Summary: Everyone has trouble and the psalmist displays 3 attitudes that will allow God to draw us out of despair.

The Psalmist displays 3 things that will help overcome despair:

1. Passion (42:1)

a. There’s a story of a young American engineer who was sent to Ireland by his company. It was a two-year assignment. He had accepted it because it would enable him to earn enough to marry his long-time girlfriend. She had a job near her home in Tennessee, and their plan was to put their money together and put a down payment on a house when he returned. They wrote often, but as the lonely weeks went by, the girlfriend began expressing doubts that he was being true, exposed as he was to the beautiful Irish girls.

The young engineer wrote back. He declared with some passion that he was paying absolutely no attention to the local girls. “I admit,” he wrote, “that sometimes I’m tempted. But I fight it. I’m keeping myself for you.” In the next mail, the engineer received a package. It contained a note from his girl and a harmonica. “I’m sending this to you,” she wrote, “so you can learn to play it and have something to take your mind off those girls.”

The engineer replied, “Thanks for the harmonica. I’m practicing on it every night and thinking of you.” At the end of the two years, the engineer was transferred back to company headquarters. He took the first plane to Tennessee to be reunited with his girl. Her whole family was with her, but as he rushed forward to embrace her, she held up a restraining hand and said sternly, “Just hold on there a minute, Billy Bob. Before any serious kissin’ and huggin’ gets started here, let me hear you play that harmonica!”

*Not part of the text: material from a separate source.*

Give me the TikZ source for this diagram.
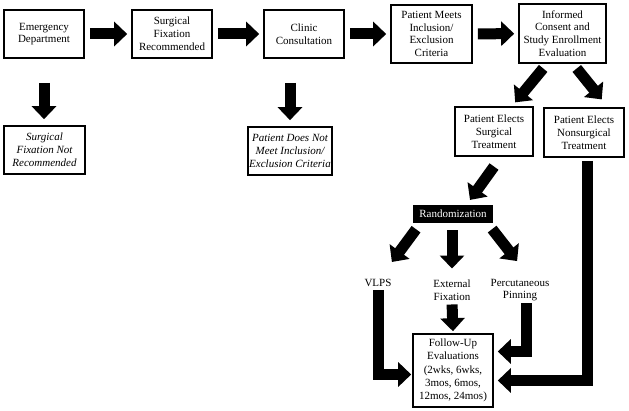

(Bits & Pieces, October 15, 1992, pp. 17-18.)

b. He uses the imagery of a deer that is desperate for water. Perhaps like a deer fleeing from a predator and has frantically managed to elude death and in exhaustion finds a place to drink.

c. It’s not the picturesque scene of a deer quietly and gently taking short sips from a calm lake. This deer has been in trouble. This psalm writer is like that deer—in trouble and trying to find his way back to the source of life and refreshment.

d. What is it that he is panting for? It’s not blessings or gifts.

-He is seeking after God Himself. He is desperately pursuing the One who can satisfy the thirst of his soul.

-Could it be that God wants you to be hungering and thirsting more for Him and less for a solution to your problems.

-Unwanted circumstances bring us despair, and we want a change right now, when maybe all God is offering us is Himself.

-If God isn’t answering your prayer about your situation, maybe you should change the focus of your prayer. Focus on pursuing God.

e. Jesus said in Matthew 5, “Blessed are those who hunger and thirst for righteousness, for they will be filled.” He went on to tell the Samaritan woman at the well in John 4:14, “whoever drinks the water I give him will never thirst. Indeed the water I give him will become in him a spring of water welling up to eternal life.”

2. Perspective (42:6 & 11)

a. Look at verse 6. In the middle of his desperation, by perseverance and endurance, he chooses to remember God.

b. He remembers what God did for the children of Israel through history.

-That’s why it’s important to have a history with God in the good times so you don’t forget Him in the bad times.

-Living in the past isn’t always good, but when it comes to remembering God’s blessings when you’re going through hard times, it is good.

-Verse 11 tells us this deliberately directs his mind toward what God has done for him.

-It’s been said that the value of your Christian faith are like a tea bag. You only see how strong it is when it’s placed in hot water. It’s easy to love God when all is well, but the proof of your love is when all is not well.

c. Bob Carlyle, who sang Butterfly Kisses a few years back, also sang these words in the song Heaven: “Sometimes this tired old world starts bringing my heart down, but you gotta bear the cross if you want to wear the crown.”

d. For our light and momentary troubles are achieving for us an eternal glory that far outweighs them all. (2 Cor. 4:17)

3. Praise (4 times overall)

a. Notice verses 42:5 & 11, 43:5. In these 3 verses we find the chorus of the song he is composing. “Life is troublesome, but I am going to lift up God in my life.” “I’m going to praise Him no matter what.

b. In his book, The One-Minute Manager, Kenneth Blanchard recommends developing the practice of "one-minute praising," where the manager (or parent, spouse, etc.) tries to "catch someone doing something right" and then spend a full sixty seconds praising that person for the good deed. This is a lot more difficult than it appears. Where we might not find it difficult to criticize someone for even sixty minutes, many times we find it almost impossible to praise someone sincerely for a full minute. And this is true for the church as well. It seems that it can be hard for some people to Praise God.